I prefer to have global objects of static duration, so that when I
compile my firmware, I can see the summary of how much memory I'm
using, and so there's no surprises like "throw bad_alloc()" at

It would be very useful if the standard library had a "static
allocator" so that containers such as vector, set, map, could be used
easily on microcontrollers.

That doesn't make sense. You say you basically never use dynamic allocation... and then you say you'd like to use containers like vector, set, and map, which are dynamically sized and use dynamic allocation by definition.

A "container" like std::array<T,N> or boost::static_vector<T, Cap> is statically sized: it has a fixed capacity, and if you try to exceed that capacity (e.g. with push_back in a loop) then you get an exception (or UB). A container like std::vector<T> is dynamically sized: if you do push_back in a loop, it will just keep asking the allocator for more memory, until at some point the allocator fails (e.g. by throwing an exception).

The way you run out of memory and get bad_alloc exceptions is by putting millions of items into your containers. You can't fix that problem by switching allocators; you still have only a finite amount of memory on your machine. The way to fix that problem is to stop putting millions of items into your containers; i.e., restrict yourself to algorithms that require only fixed-size (or fixed-capacity) containers, so that you don't need dynamically sized containers.

If you're just looking for a way to audit your program's usage of dynamic memory over time, you should first try overriding `operator new`, or look into platform-specific ways to check total memory usage, such as maybe the zoo of mallctl statistics provided by http://jemalloc.net/jemalloc.3.html .
You will also be interested in Attila Feher's proposal for a std::pmr::test_memory_resource:
(That proposal is dead AFAIK, and IMHO rightly so; but it exists as a third-party library that you can plug in to your own codebase if your codebase uses std::pmr. Which it doesn't, because you don't use dynamic allocation, right? ;))

template<typename T, std::size_t t_capacity, std::size_t t_counter,
        int *t_file = &identifier_for_this_translation_unit>
class StaticAllocator {
    alignas(value_type) static char buf[t_capacity*sizeof(value_type)];

This won't work. An allocator cannot hold container elements inside itself, because then what happens when you make a copy of the allocator, or std::move the allocator from one place to another? All your pointers break!
Watch my talk "An Allocator is a Handle to a Heap" to see how C++'s allocator model works.

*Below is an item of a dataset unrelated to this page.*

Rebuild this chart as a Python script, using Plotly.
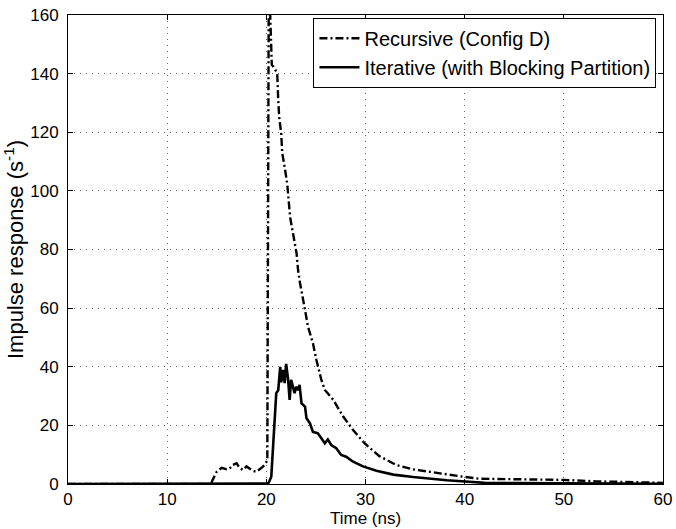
import plotly.graph_objects as go

# Recursive (Config D) - dash-dot series
rec_t = [0, 14.4, 14.6, 15.0, 15.5, 16.0, 16.3, 16.6, 17.0, 17.3, 17.65, 18.0, 18.3, 18.6,
         19.0, 19.3, 19.66, 19.9, 20.1, 20.25, 20.45, 20.55, 20.8, 21.1, 21.2, 21.3, 21.5,
         21.6, 21.85, 22.1, 22.4, 22.75, 23.05, 23.2, 23.4, 23.9, 24.2, 24.7, 25.05, 25.55,
         25.9, 26.75, 27.75, 28.75, 29.9, 31.4, 33.1, 34.8, 37.3, 39.8, 41.5, 44.9, 47.5,
         49.9, 53.3, 56.0, 58.3, 60.0]
rec_v = [0, 0, 1.5, 4.2, 5.5, 5.0, 5.3, 6.5, 7.1, 5.5, 4.8, 6.0, 5.3, 4.5,
         4.2, 5.0, 5.9, 7.0, 8.0, 175, 155, 143, 142, 140, 131, 125, 119.6,
         113, 108, 102.6, 91, 84, 78.7, 73, 68.5, 59.4, 53.7, 48, 42.3, 35.5,
         32.1, 28.7, 23, 18.4, 13.9, 9.5, 6.5, 5.0, 3.65, 2.5, 1.8, 1.7, 1.6,
         1.4, 0.9, 0.6, 0.45, 0.4]

# Iterative (with Blocking Partition) - solid series
it_t = [0, 20.2, 20.5, 20.7, 20.85, 21.0, 21.2, 21.3, 21.4, 21.5, 21.7, 21.85, 22.0, 22.2,
        22.35, 22.5, 22.7, 22.85, 23.0, 23.2, 23.35, 23.55, 23.9, 24.05, 24.4, 24.7, 25.2,
        25.55, 25.9, 26.2, 26.55, 27.05, 27.55, 28.05, 28.75, 29.75, 31.1, 32.8, 34.8,
        38.2, 40.0, 42.0, 45.0, 50.0, 55.0, 60.0]
it_v = [0, 0.2, 2.5, 15, 24, 31, 32, 37.8, 40, 34.7, 38.9, 34.4, 41, 35.5,
        28.7, 35.5, 32.6, 31, 33.2, 32, 33.8, 27.5, 26.4, 22.4, 20.7, 17.8, 17.3,
        15.6, 13.9, 15.2, 13.3, 12.2, 9.9, 9.3, 7.6, 6.0, 4.5, 3.2, 2.4,
        1.3, 0.8, 0.4, 0.3, 0.2, 0.15, 0.1]

x_ticks = [0, 10, 20, 30, 40, 50, 60]
y_ticks = [0, 20, 40, 60, 80, 100, 120, 140, 160]
x_title = "Time (ns)"
y_title = "Impulse response (s<sup>-1</sup>)"

FONT = "Liberation Sans, Arial, Helvetica, sans-serif"

fig = go.Figure()
fig.add_trace(go.Scatter(x=rec_t, y=rec_v, mode="lines", name="Recursive (Config D)",
                         line=dict(color="black", width=2.4, dash="8px,3px,2px,3px")))
fig.add_trace(go.Scatter(x=it_t, y=it_v, mode="lines",
                         name="Iterative (with Blocking Partition)",
                         line=dict(color="black", width=2.6)))

axis_common = dict(showline=True, linecolor="black", linewidth=1, mirror="ticks",
                   ticks="inside", ticklen=5, tickcolor="black",
                   showgrid=True, gridcolor="#666666", griddash="1px,5px", gridwidth=1,
                   zeroline=False, automargin=False, ticklabeloverflow="allow",
                   tickfont=dict(family=FONT, size=17, color="black"))

fig.update_layout(
    width=676, height=529,
    margin=dict(l=68, r=13, t=15, b=45),
    plot_bgcolor="white", paper_bgcolor="white",
    font=dict(family=FONT, size=17, color="black"),
    xaxis=dict(range=[0, 60], tickvals=x_ticks, **axis_common),
    yaxis=dict(range=[0, 160], tickvals=y_ticks, ticklabelstandoff=5,
               title=dict(text=y_title, standoff=5,
                          font=dict(family=FONT, size=22)),
               **axis_common),
    legend=dict(x=0.989, y=0.994, xanchor="right", yanchor="top",
                bgcolor="white", bordercolor="black", borderwidth=1,
                font=dict(family=FONT, size=20), tracegroupgap=0,
                itemwidth=40),
    showlegend=True,
)

fig.add_annotation(text=x_title, xref="paper", yref="paper", x=0.5, y=0,
                   xanchor="center", yanchor="bottom", yshift=-46, showarrow=False,
                   font=dict(family=FONT, size=17, color="black"))

fig.write_html("out.html", config={"displayModeBar": False},
               post_script="document.body.style.margin='0';document.body.style.padding='0';")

    value_type *allocate(std::size_t const n)
        if ( n > t_capacity ) throw std::bad_alloc();

        return std::launder(

Two problems here: One, this memory resource doesn't actually bump its pointer when it allocates, so I can't call `allocate` more than once (unless I `deallocate` in between). This means you can't use this memory resource with any container that makes dynamic allocations — std::deque or std::set, for example, but also std::vector if you intend to ever `push_back` anything onto it.
Two, this memory resource can still throw bad_alloc, which is exactly the problem you were complaining about!  This was my point above: You can fiddle with the allocator internals all you want, but you'll never escape the essential problem of dynamic allocation, which is that you don't know how much memory you're going to need until runtime. (If you did know, you wouldn't need dynamic allocation.)